### TASK DESCRIPTION
Without the pictures, print the lines running from the beginning of the material to the line containing "import plotly.graph_objects as go", both ends included.

### DATA
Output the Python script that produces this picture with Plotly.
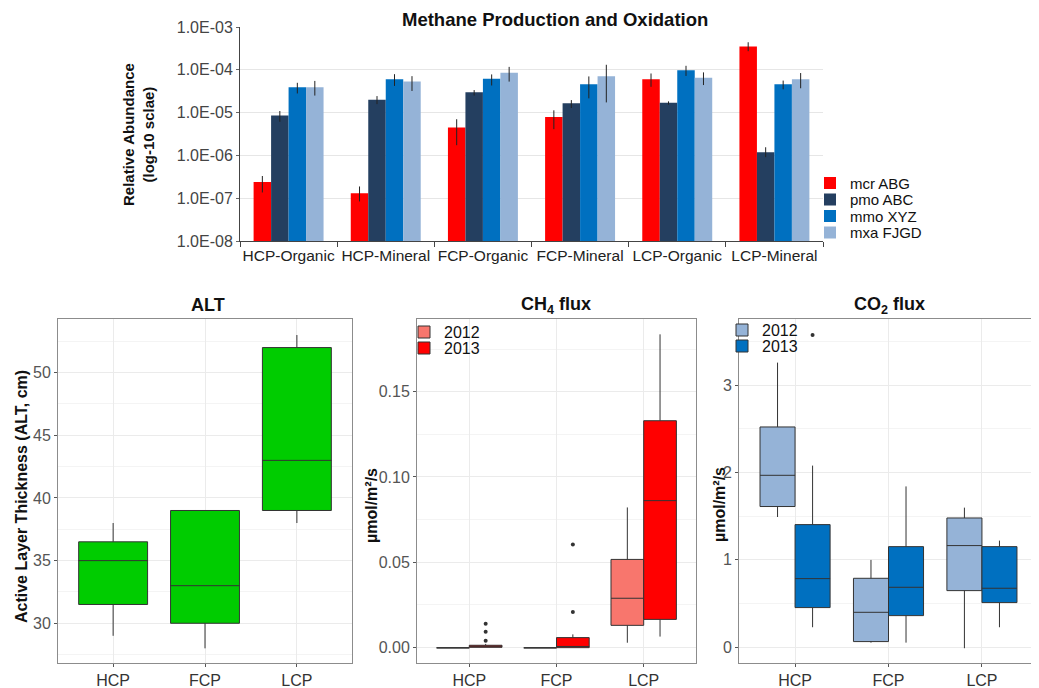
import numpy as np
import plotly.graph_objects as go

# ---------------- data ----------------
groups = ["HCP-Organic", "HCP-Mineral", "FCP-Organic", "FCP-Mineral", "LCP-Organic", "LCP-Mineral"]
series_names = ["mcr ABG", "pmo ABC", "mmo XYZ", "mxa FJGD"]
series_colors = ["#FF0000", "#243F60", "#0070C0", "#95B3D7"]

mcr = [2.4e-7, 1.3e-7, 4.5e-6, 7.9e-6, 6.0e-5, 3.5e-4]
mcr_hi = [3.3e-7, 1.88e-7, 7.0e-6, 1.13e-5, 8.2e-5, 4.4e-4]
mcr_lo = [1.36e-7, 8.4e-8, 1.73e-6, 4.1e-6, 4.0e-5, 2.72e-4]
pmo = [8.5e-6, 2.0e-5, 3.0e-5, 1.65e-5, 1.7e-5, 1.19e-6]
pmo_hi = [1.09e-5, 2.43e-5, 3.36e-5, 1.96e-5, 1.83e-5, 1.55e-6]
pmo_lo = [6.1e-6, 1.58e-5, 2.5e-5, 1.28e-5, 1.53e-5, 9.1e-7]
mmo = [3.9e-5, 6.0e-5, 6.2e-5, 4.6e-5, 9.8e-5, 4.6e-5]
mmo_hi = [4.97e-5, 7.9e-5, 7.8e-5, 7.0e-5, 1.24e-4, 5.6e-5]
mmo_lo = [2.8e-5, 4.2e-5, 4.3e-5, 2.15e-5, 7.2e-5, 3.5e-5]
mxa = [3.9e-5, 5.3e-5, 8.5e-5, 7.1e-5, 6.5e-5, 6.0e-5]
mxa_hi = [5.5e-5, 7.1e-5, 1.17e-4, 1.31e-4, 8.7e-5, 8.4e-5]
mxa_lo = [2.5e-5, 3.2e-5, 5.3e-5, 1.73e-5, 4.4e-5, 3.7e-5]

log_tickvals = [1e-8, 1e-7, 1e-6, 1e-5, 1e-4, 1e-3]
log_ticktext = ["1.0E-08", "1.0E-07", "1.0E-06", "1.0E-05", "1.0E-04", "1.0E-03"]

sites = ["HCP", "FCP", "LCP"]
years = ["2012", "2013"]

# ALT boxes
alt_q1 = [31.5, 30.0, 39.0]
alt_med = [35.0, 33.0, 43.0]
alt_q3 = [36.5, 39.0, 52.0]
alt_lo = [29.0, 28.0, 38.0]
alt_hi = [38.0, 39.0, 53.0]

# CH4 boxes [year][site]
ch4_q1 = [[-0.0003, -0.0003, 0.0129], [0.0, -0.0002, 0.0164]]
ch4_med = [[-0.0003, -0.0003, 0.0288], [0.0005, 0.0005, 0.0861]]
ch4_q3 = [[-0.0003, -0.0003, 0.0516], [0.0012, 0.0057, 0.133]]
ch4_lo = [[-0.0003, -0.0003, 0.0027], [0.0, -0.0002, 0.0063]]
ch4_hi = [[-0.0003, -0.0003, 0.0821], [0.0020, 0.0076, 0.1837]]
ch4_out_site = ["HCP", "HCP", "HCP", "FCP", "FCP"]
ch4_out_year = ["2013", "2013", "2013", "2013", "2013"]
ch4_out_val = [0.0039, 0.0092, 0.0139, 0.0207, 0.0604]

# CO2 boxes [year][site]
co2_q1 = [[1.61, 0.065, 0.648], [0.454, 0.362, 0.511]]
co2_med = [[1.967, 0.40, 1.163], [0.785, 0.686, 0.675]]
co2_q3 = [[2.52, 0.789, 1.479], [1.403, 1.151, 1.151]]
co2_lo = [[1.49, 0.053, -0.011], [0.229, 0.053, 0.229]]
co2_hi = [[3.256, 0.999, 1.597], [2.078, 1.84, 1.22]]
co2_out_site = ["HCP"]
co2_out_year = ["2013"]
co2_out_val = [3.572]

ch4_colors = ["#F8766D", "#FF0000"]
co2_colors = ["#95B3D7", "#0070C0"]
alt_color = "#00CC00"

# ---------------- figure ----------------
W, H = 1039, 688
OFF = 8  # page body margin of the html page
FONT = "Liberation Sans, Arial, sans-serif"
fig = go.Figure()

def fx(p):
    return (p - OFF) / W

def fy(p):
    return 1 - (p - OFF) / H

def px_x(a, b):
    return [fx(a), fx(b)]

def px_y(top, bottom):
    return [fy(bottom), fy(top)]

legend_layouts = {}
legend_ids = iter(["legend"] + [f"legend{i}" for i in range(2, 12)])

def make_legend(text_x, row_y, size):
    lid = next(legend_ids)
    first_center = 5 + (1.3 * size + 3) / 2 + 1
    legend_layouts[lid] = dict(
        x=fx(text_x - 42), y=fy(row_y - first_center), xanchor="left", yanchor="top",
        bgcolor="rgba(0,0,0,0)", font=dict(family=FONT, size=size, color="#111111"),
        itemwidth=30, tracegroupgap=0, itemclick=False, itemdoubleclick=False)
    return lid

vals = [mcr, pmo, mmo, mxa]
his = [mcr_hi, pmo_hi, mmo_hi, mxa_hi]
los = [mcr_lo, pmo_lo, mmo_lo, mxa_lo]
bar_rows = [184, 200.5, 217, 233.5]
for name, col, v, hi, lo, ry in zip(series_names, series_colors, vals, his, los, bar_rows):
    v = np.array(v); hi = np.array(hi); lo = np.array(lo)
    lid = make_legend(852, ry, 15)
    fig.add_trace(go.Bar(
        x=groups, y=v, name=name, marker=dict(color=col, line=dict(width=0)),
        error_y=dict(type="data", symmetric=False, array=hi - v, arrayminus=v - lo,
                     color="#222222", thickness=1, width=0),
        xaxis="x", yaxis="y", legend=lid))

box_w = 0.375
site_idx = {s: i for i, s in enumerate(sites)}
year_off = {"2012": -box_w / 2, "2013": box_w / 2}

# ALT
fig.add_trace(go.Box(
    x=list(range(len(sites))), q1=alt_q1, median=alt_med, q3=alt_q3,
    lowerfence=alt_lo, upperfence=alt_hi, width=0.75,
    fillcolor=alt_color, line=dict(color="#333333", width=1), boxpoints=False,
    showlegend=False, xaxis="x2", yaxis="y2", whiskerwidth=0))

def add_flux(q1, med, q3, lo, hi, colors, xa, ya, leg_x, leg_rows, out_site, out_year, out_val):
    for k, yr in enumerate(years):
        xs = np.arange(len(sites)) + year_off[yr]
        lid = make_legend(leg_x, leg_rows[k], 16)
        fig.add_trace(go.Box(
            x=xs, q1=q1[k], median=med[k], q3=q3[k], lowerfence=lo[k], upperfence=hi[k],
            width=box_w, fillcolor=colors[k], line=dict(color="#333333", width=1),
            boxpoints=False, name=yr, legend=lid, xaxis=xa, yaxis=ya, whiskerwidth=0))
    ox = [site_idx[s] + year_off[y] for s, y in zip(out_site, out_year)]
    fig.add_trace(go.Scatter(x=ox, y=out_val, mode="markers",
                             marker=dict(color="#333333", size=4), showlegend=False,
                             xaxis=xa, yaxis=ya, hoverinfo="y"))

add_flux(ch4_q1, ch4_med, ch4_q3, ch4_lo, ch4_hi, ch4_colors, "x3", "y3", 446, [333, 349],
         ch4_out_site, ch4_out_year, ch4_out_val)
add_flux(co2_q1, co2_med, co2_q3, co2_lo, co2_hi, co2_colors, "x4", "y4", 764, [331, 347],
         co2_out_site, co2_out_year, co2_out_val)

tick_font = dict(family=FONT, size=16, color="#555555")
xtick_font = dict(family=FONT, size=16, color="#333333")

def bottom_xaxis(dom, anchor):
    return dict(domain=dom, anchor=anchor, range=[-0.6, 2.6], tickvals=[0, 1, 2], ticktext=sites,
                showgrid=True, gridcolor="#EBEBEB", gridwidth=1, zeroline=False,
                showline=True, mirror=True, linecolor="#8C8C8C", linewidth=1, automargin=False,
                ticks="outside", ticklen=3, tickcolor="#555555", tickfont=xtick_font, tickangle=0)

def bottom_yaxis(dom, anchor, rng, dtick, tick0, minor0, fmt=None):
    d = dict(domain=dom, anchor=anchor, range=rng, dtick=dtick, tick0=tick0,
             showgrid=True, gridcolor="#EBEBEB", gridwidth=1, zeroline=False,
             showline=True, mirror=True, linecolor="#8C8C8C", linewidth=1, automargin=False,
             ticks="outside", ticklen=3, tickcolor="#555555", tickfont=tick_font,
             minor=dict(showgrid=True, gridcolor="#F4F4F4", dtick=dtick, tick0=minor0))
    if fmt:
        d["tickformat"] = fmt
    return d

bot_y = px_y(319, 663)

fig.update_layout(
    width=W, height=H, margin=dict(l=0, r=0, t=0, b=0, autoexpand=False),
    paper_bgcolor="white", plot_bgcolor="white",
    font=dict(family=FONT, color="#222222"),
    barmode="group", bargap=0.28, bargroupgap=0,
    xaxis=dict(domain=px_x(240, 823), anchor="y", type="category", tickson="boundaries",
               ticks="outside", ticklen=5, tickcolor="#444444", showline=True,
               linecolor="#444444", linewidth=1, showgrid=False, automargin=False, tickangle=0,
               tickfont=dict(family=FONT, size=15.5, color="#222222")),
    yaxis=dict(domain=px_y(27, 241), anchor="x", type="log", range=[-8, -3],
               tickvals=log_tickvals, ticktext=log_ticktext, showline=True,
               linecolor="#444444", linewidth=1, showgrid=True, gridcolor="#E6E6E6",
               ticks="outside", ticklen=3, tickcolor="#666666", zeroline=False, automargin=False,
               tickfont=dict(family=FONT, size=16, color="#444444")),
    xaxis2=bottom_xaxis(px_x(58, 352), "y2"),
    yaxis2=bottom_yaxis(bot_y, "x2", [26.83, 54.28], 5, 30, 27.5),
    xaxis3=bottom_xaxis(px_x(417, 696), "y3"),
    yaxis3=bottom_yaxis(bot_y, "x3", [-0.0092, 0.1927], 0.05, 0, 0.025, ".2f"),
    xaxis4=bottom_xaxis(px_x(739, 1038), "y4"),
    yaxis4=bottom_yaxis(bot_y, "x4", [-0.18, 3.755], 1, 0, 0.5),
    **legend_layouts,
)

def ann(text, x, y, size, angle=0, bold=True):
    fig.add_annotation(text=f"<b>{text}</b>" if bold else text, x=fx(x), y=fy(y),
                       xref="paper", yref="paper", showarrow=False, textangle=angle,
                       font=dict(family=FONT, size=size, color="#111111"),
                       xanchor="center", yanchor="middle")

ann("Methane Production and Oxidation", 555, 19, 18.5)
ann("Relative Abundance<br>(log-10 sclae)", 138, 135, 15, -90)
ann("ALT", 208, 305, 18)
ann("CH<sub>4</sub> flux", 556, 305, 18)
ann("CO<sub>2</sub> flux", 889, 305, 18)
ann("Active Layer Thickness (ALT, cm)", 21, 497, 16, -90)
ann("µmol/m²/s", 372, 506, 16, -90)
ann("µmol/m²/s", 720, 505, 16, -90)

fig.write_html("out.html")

### WRITTEN ANSWER
Output the Python script that produces this picture with Plotly.
import numpy as np
import plotly.graph_objects as go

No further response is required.